India’s Reliance Retail is in talks with existing investors including the sovereign wealth funds of Singapore, Abu Dhabi and Saudi Arabia for combined new investments of around $1.5 billion, three sources with direct knowledge of the plan said.
Reliance Retail is India’s largest retailer and is led by Asia’s richest person Mukesh Ambani. The talks with investors are part of an internal target to raise $3.5 billion which the company wants to close by the end September, Reuters has reported. Of that, QIA last month announced a $1 billion investment and KKR & Co this week $250 million.
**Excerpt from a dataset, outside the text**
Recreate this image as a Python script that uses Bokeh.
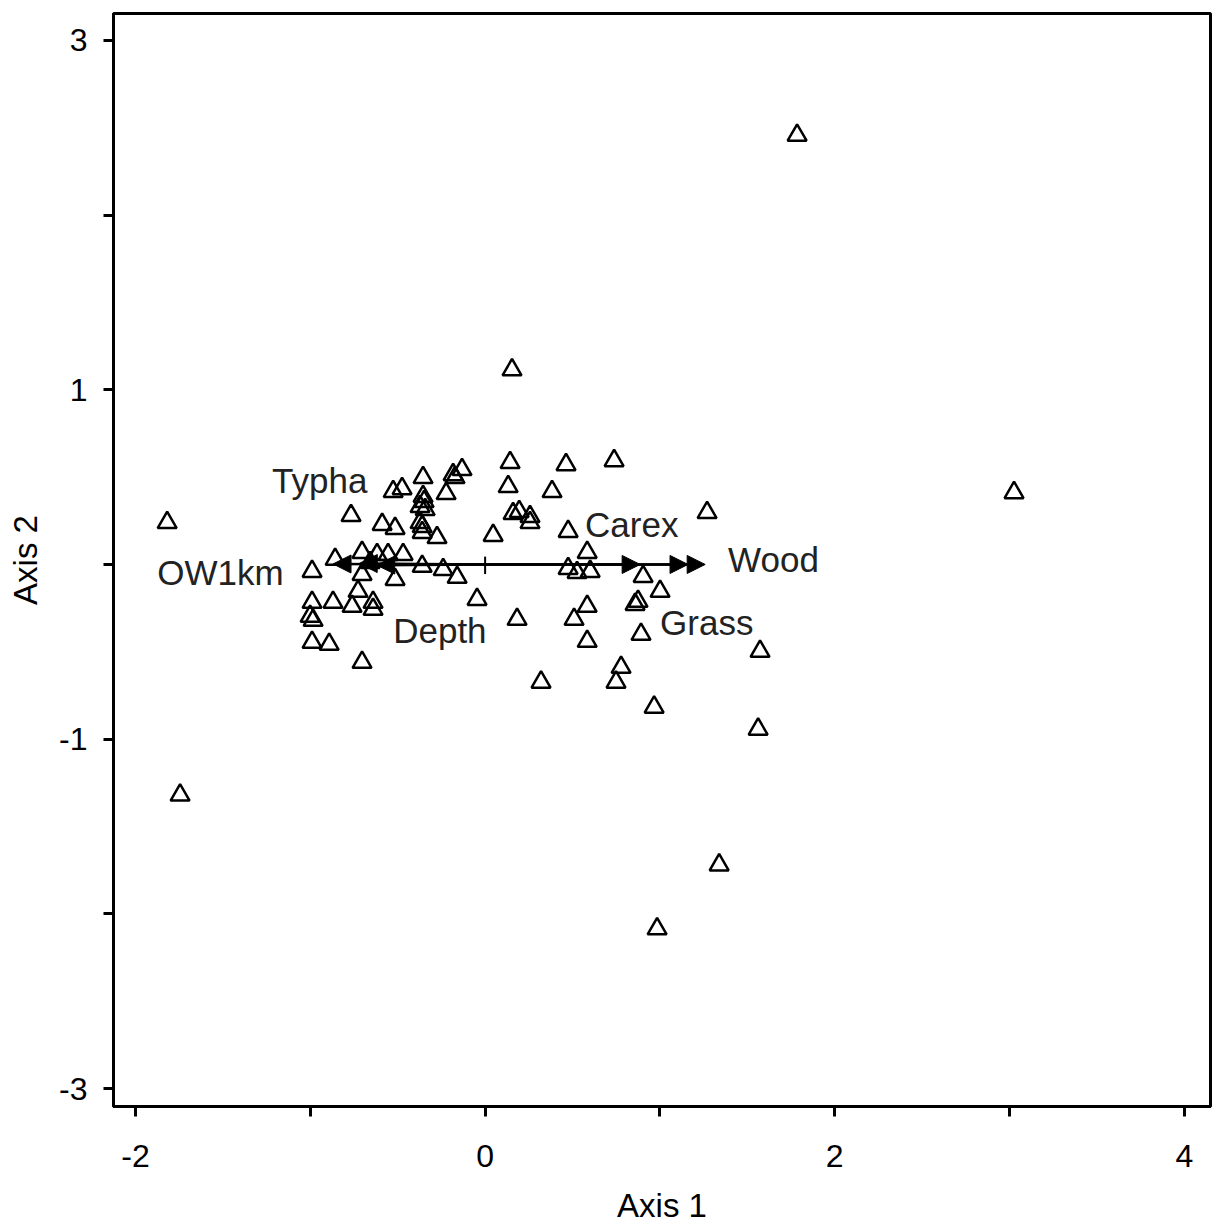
from bokeh.plotting import figure
from bokeh.models import (ColumnDataSource, Range1d, FixedTicker, Arrow, NormalHead)
from bokeh.core.properties import value
from bokeh.embed import file_html
from bokeh.resources import INLINE

# ---- data (site scores) ----
site_x = [1.785, 3.026, 0.154, -1.819, -1.745, 1.339, 0.984, 1.562, 1.573, 0.967,
          1.270, 1.001, 0.904, 0.858, 0.875, 0.892, 0.778, 0.749, 0.320, 0.183,
          0.509, 0.584, 0.584, 0.475, 0.526, 0.601, 0.584, 0.475, 0.046, 0.160,
          0.195, 0.257, 0.257, 0.132, 0.383, 0.143, 0.463, 0.738, -0.046, -0.160,
          -0.240, -0.360, -0.515, -0.704, -0.727, -0.990, -0.990, -0.870, -0.761, -0.641,
          -0.641, -1.001, -0.984, -0.990, -0.892, -0.704, -0.858, -0.704, -0.618, -0.555,
          -0.469, -0.658, -0.275, -0.589, -0.515, -0.372, -0.360, -0.360, -0.355, -0.349,
          -0.372, -0.343, -0.767, -0.526, -0.475, -0.355, -0.183, -0.132, -0.172, -0.223]
site_y = [2.457, 0.411, 1.114, 0.240, -1.320, -1.720, -2.086, -0.943, -0.497, -0.817,
          0.297, -0.154, -0.069, -0.229, -0.211, -0.400, -0.589, -0.674, -0.674, -0.314,
          -0.314, -0.240, -0.440, -0.023, -0.046, -0.040, 0.069, 0.189, 0.166, 0.291,
          0.303, 0.274, 0.240, 0.446, 0.417, 0.583, 0.571, 0.594, -0.200, -0.074,
          -0.029, -0.011, -0.086, -0.057, -0.154, -0.040, -0.217, -0.217, -0.240, -0.217,
          -0.257, -0.297, -0.320, -0.446, -0.457, -0.560, 0.029, 0.069, 0.057, 0.057,
          0.057, 0.011, 0.154, 0.229, 0.206, 0.240, 0.217, 0.183, 0.389, 0.360,
          0.331, 0.314, 0.280, 0.417, 0.434, 0.497, 0.514, 0.543, 0.497, 0.406]

# ---- environmental vectors ----
vec_names = ["OW1km", "Typha", "Depth", "Carex", "Grass", "Wood"]
vec_x = [-0.870, -0.720, -0.620, 0.887, 1.161, 1.259]
vec_y = [0.003, 0.006, -0.004, 0.0, 0.0, 0.0]
label_x = [-1.876, -1.219, -0.526, 0.572, 1.001, 1.390]
label_y = [-0.048, 0.483, -0.380, 0.226, -0.334, 0.026]

x_ticks = [-2, -1, 0, 1, 2, 3, 4]
x_tick_labels = {-2: "-2", -1: "", 0: "0", 1: "", 2: "2", 3: "", 4: "4"}
y_ticks = [-3, -2, -1, 0, 1, 2, 3]
y_tick_labels = {-3: "-3", -2: "", -1: "-1", 0: "", 1: "1", 2: "", 3: "3"}
x_title = "Axis 1"
y_title = "Axis 2"

FONT = "Liberation Sans"
X0, X1 = -2.126, 4.150
Y0, Y1 = -3.103, 3.154

p = figure(width=1216, height=1226, output_backend="svg", toolbar_location=None,
           x_range=Range1d(X0, X1), y_range=Range1d(Y0, Y1),
           min_border_left=113, min_border_right=6, min_border_top=13, min_border_bottom=118)
p.grid.visible = False
p.outline_line_color = "black"
p.outline_line_width = 3
p.background_fill_color = "white"
p.border_fill_color = "white"

for ax in (p.xaxis[0], p.yaxis[0]):
    ax.axis_line_width = 3
    ax.axis_line_color = "black"
    ax.major_tick_line_width = 3
    ax.major_tick_out = 10
    ax.major_tick_in = 0
    ax.minor_tick_line_color = None
    ax.major_label_text_font = FONT
    ax.major_label_text_font_size = "32px"
    ax.major_label_text_color = "black"
    ax.axis_label_text_font = FONT
    ax.axis_label_text_font_size = "33px"
    ax.axis_label_text_font_style = "normal"
    ax.axis_label_text_color = "black"

p.xaxis.ticker = FixedTicker(ticks=x_ticks)
p.yaxis.ticker = FixedTicker(ticks=y_ticks)
p.xaxis.major_label_overrides = x_tick_labels
p.yaxis.major_label_overrides = y_tick_labels
p.xaxis.axis_label = x_title
p.yaxis.axis_label = y_title
p.xaxis.major_label_standoff = 28
p.yaxis.major_label_standoff = 16
p.xaxis.axis_label_standoff = 17
p.yaxis.axis_label_standoff = 12
p.yaxis.major_label_orientation = "horizontal"

# site triangles
src = ColumnDataSource(dict(x=site_x, y=site_y))
p.scatter("x", "y", source=src, marker="triangle", size=19, fill_color=None,
          line_color="black", line_width=2.5)

# vectors
vsrc = ColumnDataSource(dict(x0=[0.0] * len(vec_x), y0=[0.0] * len(vec_y), x1=vec_x, y1=vec_y))
p.add_layout(Arrow(end=NormalHead(size=18, fill_color="black", line_color="black", line_width=1),
                   x_start="x0", y_start="y0", x_end="x1", y_end="y1", source=vsrc,
                   line_width=2.5, line_color="black"))
# origin mark
p.segment(x0=[0], y0=[-0.055], x1=[0], y1=[0.045], line_color="black", line_width=2)

lsrc = ColumnDataSource(dict(x=label_x, y=label_y, t=vec_names))
p.text("x", "y", text="t", source=lsrc, text_font=value(FONT), text_font_size="35px",
       text_color="#222222", text_baseline="alphabetic", text_align="left")

open("out.html", "w").write(file_html(p, INLINE))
Singapore’s GIC, the Abu Dhabi Investment Authority (ADIA) and Saudi Arabia’s Public Investment Fund (PIF) are looking to invest at least $500 million each in Reliance Retail at a valuation of $100 billion, one of the sources told Reuters.
GIC, ADIA declined to comment, while PIF did not respond to Reuters requests for comment. Reliance said: “we do not comment on media speculation and rumours”.
It includes foreign partnerships with brands such as Marks and Spencer and competes with Amazon and Walmart’s Flipkart in one of the world’s biggest markets. When ADIA invested in Reliance Retail in 2020, it said it was part of its strategy of targeting market leading businesses in Asia linked to the region’s consumption-driven growth. Last month Ambani said in a speech that “several marquee global strategic and financial investors have shown strong interest” in his company, but gave no names. In 2019, the billionaire said his group planned to list the retail business in five years.